Nowadays rarely seen, A LITTLE MORE THAN LOVE (unfortunately albeit appropriately re-christened A VERY SMALL CASE OF RAPE somewhere down the line) marks something of a rupture with the director's previous endeavors. First off, it's a comedy, at least an intentional one. Until then, Roter preferred to focus on the darker side of sex and its capacity to destroy picture perfect marital union (PAUL, LISA AND CAROLINE) or even the human psyche altogether (THE PSYCHIATRIST a/k/a ALL THE DEVIL'S ANGELS). There's still some of that but treated with gentle subversive humor instead. Secondly, this is the movie where he finally relinquished sexual performance duties to the professionals. His track record had been spotty at best in this respect so his films only stood to gain from this changing of the guard. He did possess a certain charisma and potent screen presence and would continue to act with his clothes on, though not on this occasion.

Filling the void is talented John Hollyfield, part of a thespian troupe of Roter regulars (along with Gena Lee and Monique Fabergé) who never seemed to work for anyone else. As I was only familiar with the larger than life lechers he was to portray on RING OF DESIRE and LITTLE GIRLS LOST, I was pleasantly surprised by his sensitive turn here as nice guy Doug, badgered by wanton wife Renee (Hillary Summers, whose characteristic tendency to overact suits such a sexually frustrated character) to perform his marital duties while he's preoccupied with bringing home the bacon. It's relatively unusual for the men to impress most in adult and Hollyfield's performance is matched by the usually underwhelming R.J. Reynolds (credited as "Steve Event"), generic stud meat on most of his movies, sympathetic as studly next door neighbor David. Just married to Women's Libber Lisa (Julianne Moore lookalike Lee, poised with a pleasingly cultured voice) in a feminist ceremony that has the female Minister pronouncing them "wife and husband", he's not getting his rocks off either as his spouse prefers poetry and conversation in the bedroom and fakes a headache on their wedding night when her husband proves incapable to comply.

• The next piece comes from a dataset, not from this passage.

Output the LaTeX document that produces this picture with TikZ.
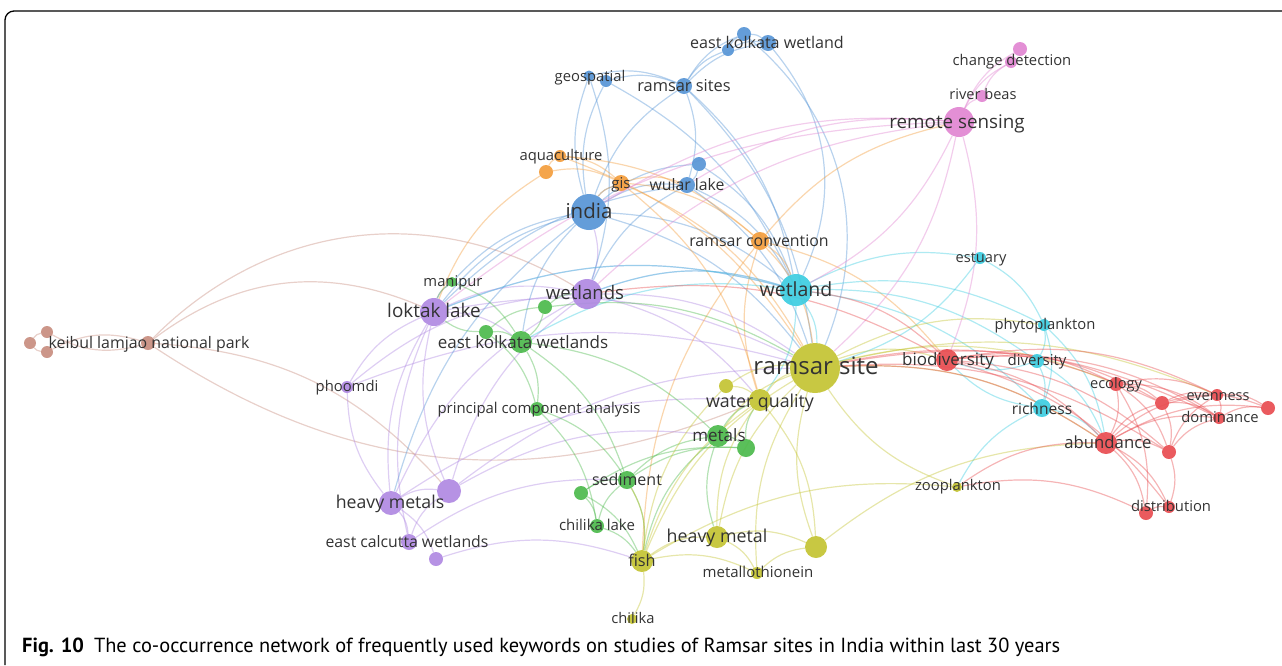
\documentclass[tikz,border=0pt]{standalone}
\usepackage{fontspec}
\setmainfont{Open Sans}
\newfontfamily\capfont{PT Sans}
\pgfdeclarelayer{bg}
\pgfsetlayers{bg,main}
\definecolor{cblue}{RGB}{88,150,214}
\definecolor{corange}{RGB}{243,158,62}
\definecolor{ccyan}{RGB}{62,205,225}
\definecolor{cpink}{RGB}{225,135,210}
\definecolor{cpurple}{RGB}{176,138,226}
\definecolor{cgreen}{RGB}{78,186,78}
\definecolor{cyellow}{RGB}{196,196,52}
\definecolor{cred}{RGB}{232,78,82}
\definecolor{cbrown}{RGB}{200,142,128}
\tikzset{
  kw/.style={circle, draw=none, fill=#1, opacity=0.93, inner sep=0pt},
  lab/.style={inner sep=0pt, anchor=base, yshift={-0.33*#1pt}, text=black!80, font=\fontsize{#1}{#1}\selectfont},
  lab/.default=14.8,
  lnk/.style={draw=#1, line width=1.2pt, opacity=0.42},
}
\begin{document}
\begin{tikzpicture}[x=1pt,y=-1pt]
\useasboundingbox (0,0) rectangle (1282,665);
\draw[line width=1.3pt, rounded corners=9pt] (5,665) -- (5,11) -- (1282,11);

% blue
\node[kw=cblue, minimum size=14pt] (ekwA) at (744,34) {};
\node[kw=cblue, minimum size=12pt] (ekwB) at (728,50) {};
\node[kw=cblue, minimum size=16pt] (ekwet) at (768,43) {};
\node[kw=cblue, minimum size=11pt] (geospatial) at (589,76) {};
\node[kw=cblue, minimum size=12pt] (geoB) at (606,81) {};
\node[kw=cblue, minimum size=16pt] (rsites) at (684,86) {};
\node[kw=cblue, minimum size=14pt] (wularB) at (699,164) {};
\node[kw=cblue, minimum size=16pt] (wular) at (687,185) {};
\node[kw=cblue, minimum size=36pt] (india) at (589,212) {};
% orange
\node[kw=corange, minimum size=12pt] (aquaculture) at (560,156) {};
\node[kw=corange, minimum size=14pt] (aquaB) at (546,172) {};
\node[kw=corange, minimum size=16pt] (gis) at (621,183) {};
\node[kw=corange, minimum size=18pt] (rconv) at (760,241) {};
% pink
\node[kw=cpink, minimum size=14pt] (changeB) at (1020,49) {};
\node[kw=cpink, minimum size=12pt] (change) at (1011,62) {};
\node[kw=cpink, minimum size=12pt] (beas) at (982,96) {};
\node[kw=cpink, minimum size=30pt] (remote) at (959,122) {};
% cyan
\node[kw=ccyan, minimum size=32pt] (wetland) at (796,290) {};
\node[kw=ccyan, minimum size=12pt] (estuary) at (980,258) {};
\node[kw=ccyan, minimum size=12pt] (phyto) at (1044,325) {};
\node[kw=ccyan, minimum size=14pt] (diversity) at (1037,361) {};
\node[kw=ccyan, minimum size=18pt] (richness) at (1042,408) {};
% purple
\node[kw=cpurple, minimum size=30pt] (wetlands) at (587,294) {};
\node[kw=cpurple, minimum size=28pt] (loktak) at (434,312) {};
\node[kw=cpurple, minimum size=12pt] (phoomdi) at (347,387) {};
\node[kw=cpurple, minimum size=24pt] (hmetals) at (391,503) {};
\node[kw=cpurple, minimum size=24pt] (hmB) at (449,491) {};
\node[kw=cpurple, minimum size=16pt] (calcutta) at (409,542) {};
\node[kw=cpurple, minimum size=14pt] (calB) at (436,559) {};
% green
\node[kw=cgreen, minimum size=10pt] (manipur) at (452,282) {};
\node[kw=cgreen, minimum size=14pt] (grA) at (545,307) {};
\node[kw=cgreen, minimum size=14pt] (grB) at (486,332) {};
\node[kw=cgreen, minimum size=22pt] (ekwets) at (521,342) {};
\node[kw=cgreen, minimum size=14pt] (pca) at (537,409) {};
\node[kw=cgreen, minimum size=22pt] (metals) at (718,436) {};
\node[kw=cgreen, minimum size=18pt] (metB) at (746,448) {};
\node[kw=cgreen, minimum size=18pt] (sediment) at (627,480) {};
\node[kw=cgreen, minimum size=14pt] (sedB) at (581,493) {};
\node[kw=cgreen, minimum size=14pt] (chlake) at (597,526) {};
% yellow
\node[kw=cyellow, minimum size=50pt] (rsite) at (815,368) {};
\node[kw=cyellow, minimum size=14pt] (wqB) at (726,386) {};
\node[kw=cyellow, minimum size=22pt] (wquality) at (760,400) {};
\node[kw=cyellow, minimum size=22pt] (hmetal) at (717,537) {};
\node[kw=cyellow, minimum size=22pt] (hmC) at (816,547) {};
\node[kw=cyellow, minimum size=22pt] (fish) at (642,561) {};
\node[kw=cyellow, minimum size=12pt] (metallo) at (757,573) {};
\node[kw=cyellow, minimum size=10pt] (chilika) at (632,619) {};
\node[kw=cyellow, minimum size=10pt] (zoo) at (957,487) {};
% red
\node[kw=cred, minimum size=22pt] (biodiv) at (947,360) {};
\node[kw=cred, minimum size=14pt] (ecology) at (1116,384) {};
\node[kw=cred, minimum size=14pt] (rdA) at (1162,403) {};
\node[kw=cred, minimum size=12pt] (evenness) at (1217,395) {};
\node[kw=cred, minimum size=14pt] (rdB) at (1268,408) {};
\node[kw=cred, minimum size=12pt] (dominance) at (1219,418) {};
\node[kw=cred, minimum size=22pt] (abundance) at (1106,443) {};
\node[kw=cred, minimum size=14pt] (rdC) at (1169,452) {};
\node[kw=cred, minimum size=14pt] (distB) at (1146,513) {};
\node[kw=cred, minimum size=12pt] (distribution) at (1169,507) {};
% brown
\node[kw=cbrown, minimum size=12pt] (kbA) at (47,332) {};
\node[kw=cbrown, minimum size=12pt] (kbB) at (30,343) {};
\node[kw=cbrown, minimum size=12pt] (kbC) at (47,352) {};
\node[kw=cbrown, minimum size=14pt] (keibul) at (148,343) {};

% links
\begin{pgfonlayer}{bg}
\foreach \a/\b in {keibul/kbA, kbC/keibul, kbB/kbA, kbC/kbB, keibul/hmB}
  \draw[lnk=cbrown] (\a) to[bend left=22] (\b);
\draw[lnk=cbrown] (keibul) to[bend left=38] (wetlands);
\draw[lnk=cbrown] (keibul) to[bend left=30] (loktak);
\draw[lnk=cbrown] (keibul) to[bend right=28] (wquality);
\foreach \a/\b in {loktak/manipur, phoomdi/loktak, hmetals/loktak, hmB/loktak, loktak/wetlands, loktak/ekwets, calcutta/loktak, loktak/rsite, hmB/wetlands, hmetals/wetlands, phoomdi/wetlands, wetlands/rsite, wetlands/wetland, india/wetlands, wetlands/wquality, hmetals/hmB, hmetals/calcutta, hmetals/calB, hmetals/phoomdi, calcutta/hmB, hmB/metals, calB/fish, calcutta/sediment, phoomdi/rsite, hmB/rsite, hmetals/wquality, loktak/wetland}
  \draw[lnk=cpurple] (\a) to[bend left=18] (\b);
\foreach \a/\b in {india/geospatial, india/geoB, india/rsites, india/wular, india/wularB, india/wetland, india/rsite, loktak/india, manipur/india, india/gis, hmetals/india, ekwets/india, geospatial/rsites, geoB/rsites, rsites/ekwB, rsites/ekwet, rsites/ekwA, rsites/wular, rsites/wetland, rsites/rsite, ekwA/ekwet, ekwB/ekwet, ekwB/ekwA, geospatial/wetlands, geoB/wetland, wularB/wular, wular/rsite, wular/wetland, wularB/wetland, wetlands/wular, loktak/wular}
  \draw[lnk=cblue] (\a) to[bend left=18] (\b);
\draw[lnk=cblue] (ekwet) to[bend left=32] (wetland);
\draw[lnk=cblue] (ekwA) to[bend left=36] (rsite);
\foreach \a/\b in {aquaculture/gis, aquaB/aquaculture, loktak/aquaB, aquaB/gis, gis/rconv, gis/rsite, gis/wular, india/gis, aquaculture/rconv, rconv/wetland, rconv/rsite, rconv/remote, wquality/rconv, fish/rconv, gis/wquality, aquaculture/rsite, rconv/biodiv}
  \draw[lnk=corange] (\a) to[bend left=18] (\b);
\foreach \a/\b in {wetland/estuary, wetland/phyto, wetland/diversity, wetland/richness, wetland/rsite, loktak/wetland, ekwets/wetland, estuary/phyto, estuary/rsite, phyto/diversity, diversity/richness, phyto/richness, zoo/richness, richness/biodiv, diversity/biodiv, wetlands/wetland, wetland/wquality, phyto/abundance, diversity/abundance, richness/abundance}
  \draw[lnk=ccyan] (\a) to[bend left=18] (\b);
\foreach \a/\b in {remote/beas, remote/change, remote/changeB, beas/change, change/changeB, india/remote, wetlands/remote, loktak/remote, remote/rsite, remote/wetland, remote/biodiv, wular/remote}
  \draw[lnk=cpink] (\a) to[bend left=18] (\b);
\foreach \a/\b in {loktak/manipur, manipur/ekwets, grB/loktak, grB/ekwets, grA/wetlands, grA/ekwets, grB/grA, ekwets/pca, pca/sediment, grB/pca, pca/chlake, sedB/sediment, chlake/sediment, sedB/chlake, sediment/metals, sediment/fish, sedB/fish, chlake/fish, metals/metB, metals/wquality, metB/wquality, fish/metals, sediment/metB, sedB/metB, ekwets/sediment, ekwets/metals, hmetal/metals, grA/rsite}
  \draw[lnk=cgreen] (\a) to[bend left=18] (\b);
\foreach \a/\b in {wquality/rsite, wqB/rsite, fish/rsite, hmetal/rsite, hmC/rsite, metallo/rsite, zoo/rsite, rsite/biodiv, rsite/abundance, rsite/phyto, rsite/ecology, rsite/evenness, metals/rsite, fish/wquality, hmetal/wquality, wqB/wquality, fish/wqB, fish/hmetal, hmetal/metallo, fish/metallo, metallo/hmC, fish/chilika, hmetal/hmC, fish/zoo, wquality/hmC, hmC/abundance, sediment/fish}
  \draw[lnk=cyellow] (\a) to[bend left=18] (\b);
\foreach \a/\b in {biodiv/ecology, biodiv/abundance, biodiv/rdA, biodiv/evenness, biodiv/dominance, biodiv/rdC, biodiv/distribution, ecology/abundance, ecology/rdA, ecology/evenness, ecology/rdC, ecology/dominance, ecology/distB, abundance/rdA, abundance/evenness, abundance/dominance, abundance/rdC, abundance/distribution, abundance/distB, abundance/rdB, rdA/evenness, rdA/dominance, rdA/rdC, rdA/rdB, evenness/dominance, evenness/rdB, dominance/rdB, rdC/dominance, rdC/distribution, rdC/evenness, distB/distribution, zoo/abundance, zoo/distB, rsite/rdC, wetlands/biodiv, wetland/biodiv, rsite/dominance, rsite/rdA, rsite/abundance}
  \draw[lnk=cred] (\a) to[bend left=18] (\b);
\end{pgfonlayer}

% labels
\node[lab=16.1] (ekwet-t) at (767,43) {east kolkata wetland};
\node[lab] (geospatial-t) at (590,77) {geospatial};
\node[lab=16.4] (rsites-t) at (684,86) {ramsar sites};
\node[lab] (aquaculture-t) at (561,156) {aquaculture};
\node[lab=15] (gis-t) at (621,184) {gis};
\node[lab=15.8] (wular-t) at (687,185) {wular lake};
\node[lab=20.5] (india-t) at (589,212) {india};
\node[lab=15.9] (rconv-t) at (759,241) {ramsar convention};
\node[lab] (change-t) at (1012,61) {change detection};
\node[lab=14.6] (beas-t) at (983,95) {river beas};
\node[lab=18.8] (remote-t) at (957,122) {remote sensing};
\node[lab=14.6] (estuary-t) at (981,258) {estuary};
\node[lab=19.5] (wetland-t) at (796,290) {wetland};
\node[lab] (manipur-t) at (453,282) {manipur};
\node[lab=18.6] (wetlands-t) at (585,293) {wetlands};
\node[lab=18.9] (loktak-t) at (434,311) {loktak lake};
\node[lab] (phyto-t) at (1045,325) {phytoplankton};
\node[lab=15.9] (keibul-t) at (149,343) {keibul lamjao national park};
\node[lab=17] (ekwets-t) at (523,343) {east kolkata wetlands};
\node[lab=24] (rsite-t) at (816,367) {ramsar site};
\node[lab=17] (biodiv-t) at (948,360) {biodiversity};
\node[lab=15] (diversity-t) at (1037,361) {diversity};
\node[lab=14.6] (ecology-t) at (1116,384) {ecology};
\node[lab] (phoomdi-t) at (347,387) {phoomdi};
\node[lab=14.5] (evenness-t) at (1218,396) {evenness};
\node[lab=17.8] (wquality-t) at (760,402) {water quality};
\node[lab=14.9] (pca-t) at (539,409) {principal component analysis};
\node[lab=15.6] (richness-t) at (1042,409) {richness};
\node[lab] (dominance-t) at (1220,418) {dominance};
\node[lab=17] (metals-t) at (719,436) {metals};
\node[lab=16.7] (abundance-t) at (1108,443) {abundance};
\node[lab=16] (sediment-t) at (627,480) {sediment};
\node[lab] (zoo-t) at (958,486) {zooplankton};
\node[lab=17.7] (hmetals-t) at (390,503) {heavy metals};
\node[lab] (distribution-t) at (1171,507) {distribution};
\node[lab=15] (chlake-t) at (597,526) {chilika lake};
\node[lab=17.8] (hmetal-t) at (717,537) {heavy metal};
\node[lab=15.8] (calcutta-t) at (407,542) {east calcutta wetlands};
\node[lab=16.3] (fish-t) at (642,561) {fish};
\node[lab=15] (metallo-t) at (758,573) {metallothionein};
\node[lab=14.7] (chilika-t) at (633,619) {chilika};

% caption
\node[anchor=base west, inner sep=0pt, font=\capfont\fontsize{20.4}{22}\selectfont] (caption) at (22,652)
  {\textbf{Fig. 10}\hspace{10pt}The co-occurrence network of frequently used keywords on studies of Ramsar sites in India within last 30 years};
\end{tikzpicture}
\end{document}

Sure, it doesn't take a rocket scientist to see where this is heading but getting there provides half the fun. Preparing for an important meeting with her women's group, Lisa's pressured into performing by her hard-up husband. Tearfully recounting what happened to her hard-bitten posse, she's urged by the rabid Dworkin types to press charges for marital rape. The situation's mirrored by Doug suing Renee when she threatens to cut off his manhood if he doesn't step up his efforts to fulfill her needs ! Both disgruntled duos are about to discover that the grass really is greener at the other side of their white picket fence, ending in orgy bliss (watch out for Jennifer West and Tawny Pearl supplying sexual scenery) as Lisa contentedly sighs she "never thought an extended family could be such fun !" The story's cute and fast-paced, along with sex scenes too brief to wear out their welcome, revealing the director's desire to produce a proper picture that was erotically explicit rather than just plain porn, emphasized by the absence of cum shots. All four leads deliver stellar turns, with frumpy Fabergé (a/k/a "Margaret Monroe") along for the ride as David's devoted secretary offering office relief and typically into it, a claim often insensitively made of the "attractively challenged" by delusional Don Juans. Film's appealingly shot by Christopher Nils, who was to collaborate with fence-straddling fornication filmmaker Sal Grasso a/k/a "Steve Scott" on his gay GREENHORN and straight TOO GOOD TO BE TRUE, the pleasingly punched up color scheme translating well to Essex's long out of print VHS. Only downside's the schizo editing, unfortunately still something of a Roter trademark at this early "experimental" stage, which renders a straightforward narrative unnecessarily confusing, even unintelligible, entire chunks of plot exposition seemingly missing.